**Task brief:** Write every line out verbatim and omit the pictures.
::: Information shown :::
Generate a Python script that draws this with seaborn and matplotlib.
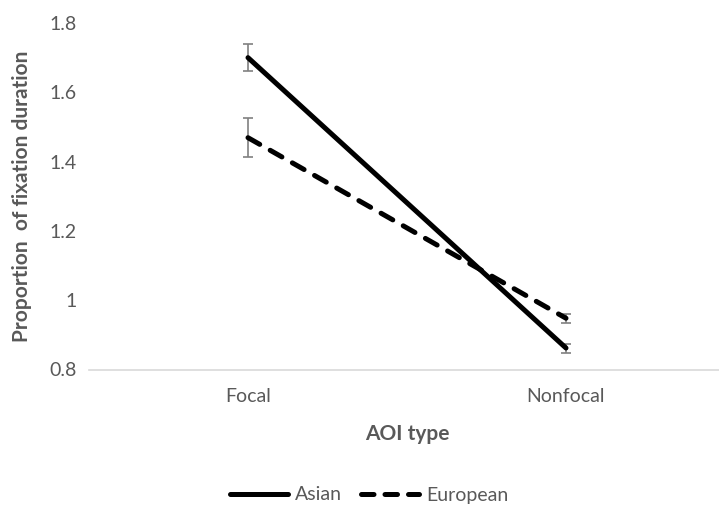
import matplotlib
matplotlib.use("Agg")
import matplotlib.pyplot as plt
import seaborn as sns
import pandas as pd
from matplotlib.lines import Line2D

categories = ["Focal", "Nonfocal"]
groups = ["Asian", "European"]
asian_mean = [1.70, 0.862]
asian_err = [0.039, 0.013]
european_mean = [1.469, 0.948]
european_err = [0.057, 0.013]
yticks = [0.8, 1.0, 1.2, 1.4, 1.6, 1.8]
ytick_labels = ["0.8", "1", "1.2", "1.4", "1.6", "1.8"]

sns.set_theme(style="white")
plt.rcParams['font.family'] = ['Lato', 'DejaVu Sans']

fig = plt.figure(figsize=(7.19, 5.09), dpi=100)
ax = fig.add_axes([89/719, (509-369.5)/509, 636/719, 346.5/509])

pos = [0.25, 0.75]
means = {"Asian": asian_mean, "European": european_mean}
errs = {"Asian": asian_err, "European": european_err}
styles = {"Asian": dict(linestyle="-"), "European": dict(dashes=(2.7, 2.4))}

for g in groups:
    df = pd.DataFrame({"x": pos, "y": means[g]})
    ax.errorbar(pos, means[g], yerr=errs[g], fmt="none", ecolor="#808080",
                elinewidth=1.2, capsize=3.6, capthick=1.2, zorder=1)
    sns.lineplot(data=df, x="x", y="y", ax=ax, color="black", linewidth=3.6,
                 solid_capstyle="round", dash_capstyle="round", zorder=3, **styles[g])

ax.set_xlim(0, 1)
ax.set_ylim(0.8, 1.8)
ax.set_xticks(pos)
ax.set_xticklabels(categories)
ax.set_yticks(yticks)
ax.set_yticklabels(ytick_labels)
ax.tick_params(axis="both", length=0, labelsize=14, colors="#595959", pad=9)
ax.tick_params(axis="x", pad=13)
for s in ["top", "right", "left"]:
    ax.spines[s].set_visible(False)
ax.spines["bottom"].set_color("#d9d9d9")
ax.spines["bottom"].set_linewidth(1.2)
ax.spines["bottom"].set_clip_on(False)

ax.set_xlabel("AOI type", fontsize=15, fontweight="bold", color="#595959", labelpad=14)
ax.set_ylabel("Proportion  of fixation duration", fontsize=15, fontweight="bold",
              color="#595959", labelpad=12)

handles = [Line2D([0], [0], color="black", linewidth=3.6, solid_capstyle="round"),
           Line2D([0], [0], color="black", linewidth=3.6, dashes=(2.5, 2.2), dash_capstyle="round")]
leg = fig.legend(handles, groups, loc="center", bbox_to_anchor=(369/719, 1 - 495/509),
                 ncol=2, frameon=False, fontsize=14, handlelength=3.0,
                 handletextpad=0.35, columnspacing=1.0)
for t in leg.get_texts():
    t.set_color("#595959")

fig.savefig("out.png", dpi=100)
:::
**Exercise output:**
Generate a Python script that draws this with seaborn and matplotlib.
import matplotlib
matplotlib.use("Agg")
import matplotlib.pyplot as plt
import seaborn as sns
import pandas as pd
from matplotlib.lines import Line2D

categories = ["Focal", "Nonfocal"]
groups = ["Asian", "European"]
asian_mean = [1.70, 0.862]
asian_err = [0.039, 0.013]
european_mean = [1.469, 0.948]
european_err = [0.057, 0.013]
yticks = [0.8, 1.0, 1.2, 1.4, 1.6, 1.8]
ytick_labels = ["0.8", "1", "1.2", "1.4", "1.6", "1.8"]

sns.set_theme(style="white")
plt.rcParams['font.family'] = ['Lato', 'DejaVu Sans']

fig = plt.figure(figsize=(7.19, 5.09), dpi=100)
ax = fig.add_axes([89/719, (509-369.5)/509, 636/719, 346.5/509])

pos = [0.25, 0.75]
means = {"Asian": asian_mean, "European": european_mean}
errs = {"Asian": asian_err, "European": european_err}
styles = {"Asian": dict(linestyle="-"), "European": dict(dashes=(2.7, 2.4))}

for g in groups:
    df = pd.DataFrame({"x": pos, "y": means[g]})
    ax.errorbar(pos, means[g], yerr=errs[g], fmt="none", ecolor="#808080",
                elinewidth=1.2, capsize=3.6, capthick=1.2, zorder=1)
    sns.lineplot(data=df, x="x", y="y", ax=ax, color="black", linewidth=3.6,
                 solid_capstyle="round", dash_capstyle="round", zorder=3, **styles[g])

ax.set_xlim(0, 1)
ax.set_ylim(0.8, 1.8)
ax.set_xticks(pos)
ax.set_xticklabels(categories)
ax.set_yticks(yticks)
ax.set_yticklabels(ytick_labels)
ax.tick_params(axis="both", length=0, labelsize=14, colors="#595959", pad=9)
ax.tick_params(axis="x", pad=13)
for s in ["top", "right", "left"]:
    ax.spines[s].set_visible(False)
ax.spines["bottom"].set_color("#d9d9d9")
ax.spines["bottom"].set_linewidth(1.2)
ax.spines["bottom"].set_clip_on(False)

ax.set_xlabel("AOI type", fontsize=15, fontweight="bold", color="#595959", labelpad=14)
ax.set_ylabel("Proportion  of fixation duration", fontsize=15, fontweight="bold",
              color="#595959", labelpad=12)

handles = [Line2D([0], [0], color="black", linewidth=3.6, solid_capstyle="round"),
           Line2D([0], [0], color="black", linewidth=3.6, dashes=(2.5, 2.2), dash_capstyle="round")]
leg = fig.legend(handles, groups, loc="center", bbox_to_anchor=(369/719, 1 - 495/509),
                 ncol=2, frameon=False, fontsize=14, handlelength=3.0,
                 handletextpad=0.35, columnspacing=1.0)
for t in leg.get_texts():
    t.set_color("#595959")

fig.savefig("out.png", dpi=100)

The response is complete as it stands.